The Valensole plateau is perhaps the most famous place to go for lavender fields. Speckled with several small Provencal towns, the area is beautiful, with a mountainous backdrop in the distance. If you go here, you might also be able to see the sunflower fields too.

Sault is perhaps a bit less known, partially because due to its altitude, the lavender typically flowers a bit later.

It is still a great place to go see the fields, and every year the town hosts a Lavender Festival in August. Walking (or cycling) between the villages (Aurel, Saint-Trinit and Saint-Christol) is very manageable.

This is not too far from the Sénanque Abbey, a medieval 12th century abbey which is surrounded by lavender fields. You might notice some small stone houses called bories in the fields, which were historically used for field workers.

Luberon Valley is another location that comes highly recommended. In the area, there is a regional national park, home to rosé wines, castles (chateaux) and charming villages, like Gordes, a stunning hilltop village.

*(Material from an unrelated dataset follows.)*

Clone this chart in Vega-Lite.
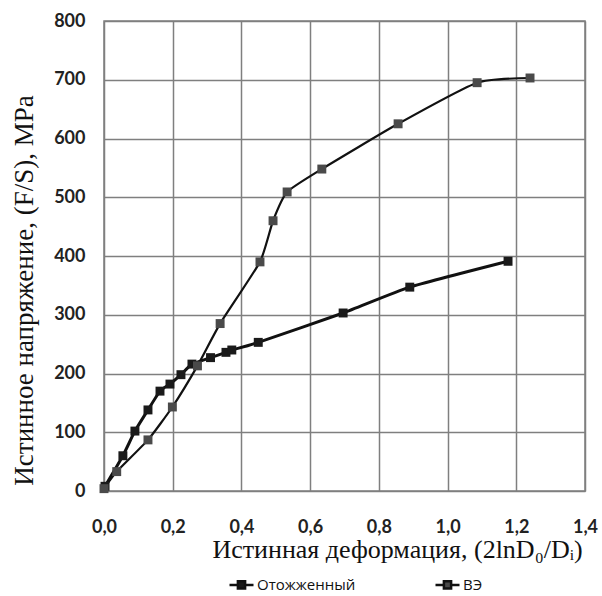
{
  "$schema": "https://vega.github.io/schema/vega-lite/v6.json",
  "autosize": "none",
  "padding": {"left": 104, "top": 21, "right": 17, "bottom": 105},
  "width": 481,
  "height": 470,
  "background": "white",
  "config": {
    "view": {"stroke": "#7f7f7f", "strokeWidth": 1.5},
    "axis": {"gridColor": "#7f7f7f", "gridWidth": 1.5, "gridOpacity": 1, "domain": false, "ticks": false, "tickSize": 0}
  },
  "data": {"values": [
    {"series": "Отожженный", "x": 0.003, "y": 8},
    {"series": "Отожженный", "x": 0.055, "y": 60},
    {"series": "Отожженный", "x": 0.09, "y": 102},
    {"series": "Отожженный", "x": 0.128, "y": 138},
    {"series": "Отожженный", "x": 0.163, "y": 170},
    {"series": "Отожженный", "x": 0.192, "y": 182},
    {"series": "Отожженный", "x": 0.224, "y": 198},
    {"series": "Отожженный", "x": 0.256, "y": 216},
    {"series": "Отожженный", "x": 0.31, "y": 227},
    {"series": "Отожженный", "x": 0.355, "y": 236},
    {"series": "Отожженный", "x": 0.372, "y": 240},
    {"series": "Отожженный", "x": 0.449, "y": 253},
    {"series": "Отожженный", "x": 0.696, "y": 303},
    {"series": "Отожженный", "x": 0.89, "y": 347},
    {"series": "Отожженный", "x": 1.176, "y": 391},
    {"series": "ВЭ", "x": 0.0, "y": 4},
    {"series": "ВЭ", "x": 0.037, "y": 33},
    {"series": "ВЭ", "x": 0.128, "y": 87},
    {"series": "ВЭ", "x": 0.199, "y": 143},
    {"series": "ВЭ", "x": 0.272, "y": 213},
    {"series": "ВЭ", "x": 0.338, "y": 285},
    {"series": "ВЭ", "x": 0.454, "y": 390},
    {"series": "ВЭ", "x": 0.492, "y": 460},
    {"series": "ВЭ", "x": 0.533, "y": 509},
    {"series": "ВЭ", "x": 0.634, "y": 548},
    {"series": "ВЭ", "x": 0.856, "y": 625},
    {"series": "ВЭ", "x": 1.086, "y": 695},
    {"series": "ВЭ", "x": 1.24, "y": 703}
  ]},
  "encoding": {
    "x": {"field": "x", "type": "quantitative",
      "scale": {"domain": [0, 1.4], "nice": false, "zero": false},
      "axis": {"values": [0, 0.2, 0.4, 0.6, 0.8, 1.0, 1.2, 1.4],
        "labelExpr": "replace(format(datum.value, '.1f'), '.', ',')",
        "labelFont": "Lato", "labelFontWeight": "bold", "labelFontSize": 18, "labelColor": "#222",
        "labelPadding": 27, "labelBaseline": "top", "labelFlush": false, "labelOverlap": false,
        "title": "Истинная деформация, (2lnD₀/Dᵢ)",
        "titleFont": "Liberation Serif", "titleFontSize": 26, "titleFontWeight": "normal", "titleColor": "#111",
        "titleX": 293, "titleY": 58, "titleAlign": "center", "titleBaseline": "middle", "titleAnchor": null}},
    "y": {"field": "y", "type": "quantitative",
      "scale": {"domain": [0, 800], "nice": false},
      "axis": {"values": [0, 100, 200, 300, 400, 500, 600, 700, 800],
        "labelFont": "Lato", "labelFontWeight": "bold", "labelFontSize": 18, "labelColor": "#222",
        "labelPadding": 19, "labelOverlap": false, "labelFlush": false,
        "title": "Истинное напряжение, (F/S), MPa",
        "titleFont": "Liberation Serif", "titleFontSize": 27, "titleFontWeight": "normal", "titleColor": "#111",
        "titleAngle": -90, "titleX": -80, "titleY": 269, "titleAlign": "center", "titleBaseline": "middle"}}
  },
  "layer": [
    {
      "transform": [{"filter": "datum.series == 'Отожженный'"}],
      "mark": {"type": "line", "interpolate": "cardinal", "tension": 0.5, "color": "#111", "strokeWidth": 3}
    },
    {
      "transform": [{"filter": "datum.series == 'ВЭ'"}],
      "mark": {"type": "line", "interpolate": "cardinal", "tension": 0.5, "color": "#111", "strokeWidth": 2.2}
    },
    {
      "mark": {"type": "point", "shape": "square", "filled": true, "opacity": 1, "size": 80},
      "encoding": {
        "color": {"field": "series", "type": "nominal",
          "scale": {"domain": ["Отожженный", "ВЭ"], "range": ["#1a1a1a", "#4a4a4a"]},
          "legend": {"title": null, "orient": "none", "direction": "horizontal",
            "legendX": 124, "legendY": 550,
            "symbolType": "M-1,0H-0.3M0.3,0H1M-0.3,-0.3H0.3V0.3H-0.3Z",
            "symbolSize": 576, "symbolStrokeColor": "#111", "symbolStrokeWidth": 2.5,
            "labelFont": "Open Sans", "labelFontSize": 15, "labelColor": "#111",
            "labelOffset": 2, "columnPadding": 74}}
      }
    }
  ]
}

Here you can also find the Musée de la Lavande, if you are looking to learn more about harvesting, producing and distilling lavender, its industry, and some interesting regional history.

How to get there?

You can take a TGV train to Aix-en-Provence or Avignon, or rent a car. With a car, you can also enjoy the several scenic routes that allow you to see the fields from the roads.

What else is there to do while in the region?

The area is also known for its rosé wine, so you could take the opportunity to go visit some vineyards or spend some time wine-tasting. 

In the summer months, the south of France can get quite warm. If you are looking to go swimming or enjoy the water, the Gorges du Verdon are not too far away. Though a bit of a tourist hotspot, the canyon is a beautiful and a wonderful place for paddling along in a canoe.

If you’re a fan of hiking, you can always go for a (light) hike along the Ochre Trail near Roussillon. Here, there are two marked paths that will take you through sunset-colored red and yellow cliffs in an old quarry.

Words of Wisdom

Unless you have been given express permission, do not pick the lavender, as this is the farmer’s livelihood. You can always buy a bouquet from nearby souvenir shops for your photo shoots! 

Also, stick to the paths that exist to avoid trampling any crops, and of course do not litter in the fields.